The paper, titled “Green Autoscaler for Performance Aware Microservices: a Machine Learning Approach,” is co-authored by Thanh-Phuc Tran, Abhinandan Roul, Ishara Galbokka Hewage, and Mahira Joytu. The work was jointly co-supervised by researchers from Åbo Akademi University and the University of L’Aquila: Roberta Capuano, Eoan O’Dea, Rafiullah Omar, Sébastien Lafond, Hergys Rexha, and Henry Muccini, reflecting a strong international and interdisciplinary collaboration.

Carbon-Aware Software Architecture for Cloud-Native Systems
As cloud-native systems increasingly adopt microservice architectures, autoscaling mechanisms play a crucial role in maintaining performance under dynamic workloads. However, widely used solutions—such as the Kubernetes Horizontal Pod Autoscaler (HPA)—primarily optimize performance metrics and overlook the environmental impact of scaling decisions, despite rising concerns over energy consumption and carbon emissions.

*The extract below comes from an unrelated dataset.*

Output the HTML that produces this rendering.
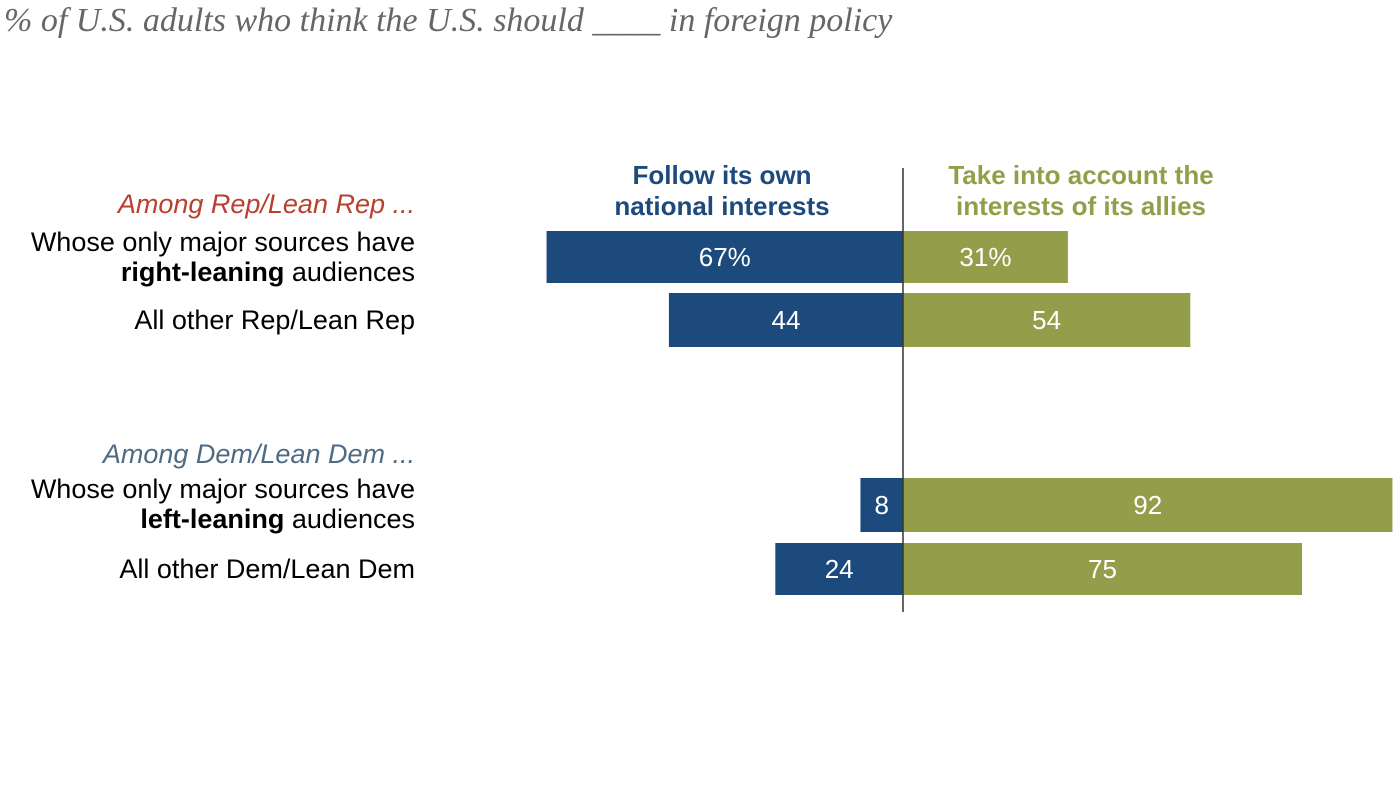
<!DOCTYPE html>
<html><head><meta charset="utf-8"><style>
body{margin:0;background:#fff;width:1400px;height:789px;overflow:hidden;font-family:"Liberation Sans",sans-serif}
svg text{font-family:"Liberation Sans",sans-serif}
</style></head><body>
<svg width="1400" height="789">
<text x="4" y="31" font-style="italic" font-size="34" fill="#666" style="font-family:'Liberation Serif',serif">% of U.S. adults who think the U.S. should ____ in foreign policy</text>
<text x="722" y="184" text-anchor="middle" font-weight="bold" font-size="26" fill="#1c4a7c">Follow its own</text>
<text x="722" y="215" text-anchor="middle" font-weight="bold" font-size="26" fill="#1c4a7c">national interests</text>
<text x="1081" y="184" text-anchor="middle" font-weight="bold" font-size="26" fill="#949e4a">Take into account the</text>
<text x="1081" y="215" text-anchor="middle" font-weight="bold" font-size="26" fill="#949e4a">interests of its allies</text>
<text x="415" y="213" text-anchor="end" font-style="italic" font-size="27" fill="#b9402f">Among Rep/Lean Rep ...</text>
<text x="415" y="463" text-anchor="end" font-style="italic" font-size="27" fill="#4f6b84">Among Dem/Lean Dem ...</text>
<g id="bars"></g>
<line x1="903" y1="168" x2="903" y2="612" stroke="#333" stroke-width="1.5"/>
</svg>
<script>
const categories=["Whose only major sources have|right-leaning| audiences","All other Rep/Lean Rep","Whose only major sources have|left-leaning| audiences","All other Dem/Lean Dem"];
const ownInterests=[67,44,8,24];
const allies=[31,54,92,75];
const ownLabels=["67%","44","8","24"];
const allyLabels=["31%","54","92","75"];
const rowTop=[231,293,478,543],rowH=[52,54,54,52];
const cx=903,k=5.32;
const x=v=>v*k;
const g=document.getElementById('bars');
const NS="http://www.w3.org/2000/svg";
function mk(t,a,txt){const e=document.createElementNS(NS,t);for(const n in a)e.setAttribute(n,a[n]);if(txt!==undefined)e.textContent=txt;g.appendChild(e);return e;}
categories.forEach((c,i)=>{
  const y=rowTop[i],h=rowH[i],mid=y+h/2+9;
  const b1=mk('rect',{x:cx-x(ownInterests[i]),y:y,width:x(ownInterests[i]),height:h,fill:'#1c4a7c'});
  
  
  const b2=mk('rect',{x:cx,y:y,width:x(allies[i]),height:h,fill:'#949e4a'});
  
  
  const t1=mk('text',{x:cx-x(ownInterests[i])/2,y:mid,'text-anchor':'middle','font-size':26,fill:'#fff'},ownLabels[i]);
  
  
  const t2=mk('text',{x:cx+x(allies[i])/2,y:mid,'text-anchor':'middle','font-size':26,fill:'#fff'},allyLabels[i]);
  
  
  const p=c.split('|');
  if(p.length>1){
    const l1=mk('text',{x:415,y:y+20,'text-anchor':'end','font-size':27,fill:'#000'},p[0]);
    
    
    const l2=mk('text',{x:415,y:y+50,'text-anchor':'end','font-size':27,fill:'#000'});
    
    
    const s=document.createElementNS(NS,'tspan');s.setAttribute('font-weight','bold');s.textContent=p[1];l2.appendChild(s);
    l2.appendChild(document.createTextNode(p[2]));
  } else {
    const l=mk('text',{x:415,y:mid,'text-anchor':'end','font-size':27,fill:'#000'},c);
    
    
  }
});
</script>
</body></html>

To address this gap, the authors propose a carbon-aware autoscaling system that integrates sustainability concerns directly into architectural decision-making. The approach leverages Spatio-Temporal Graph Convolutional Networks (ST-GCNs) to jointly model workload dynamics and inter-service dependencies, while incorporating real-time regional carbon intensity data. By introducing carbon-aware thresholds, the autoscaler dynamically balances performance requirements with environmental impact.
Promising Results for Sustainable Cloud Architectures
The proposed approach was evaluated on three benchmark microservice applications, using a synchronized monitoring infrastructure capturing performance, energy, and carbon metrics. Experimental results demonstrate that the system can significantly reduce emissions while preserving application performance:
- ~24% average carbon emission reduction in high-carbon-intensity regions (300 gCO₂/kWh)
- ~17% reduction in low-carbon-intensity regions (100 gCO₂/kWh)
- Comparable performance to traditional autoscaling in low-carbon conditions
These results highlight the potential of machine learning–driven, carbon-aware architectural solutions to support greener cloud infrastructures without sacrificing performance guarantees.
The acceptance of this paper at ICSA 2026 underlines the strong contribution of EDISS students to state-of-the-art research in software architecture, sustainability, and cloud systems, and reinforces the programme’s emphasis on addressing global challenges through advanced software engineering research.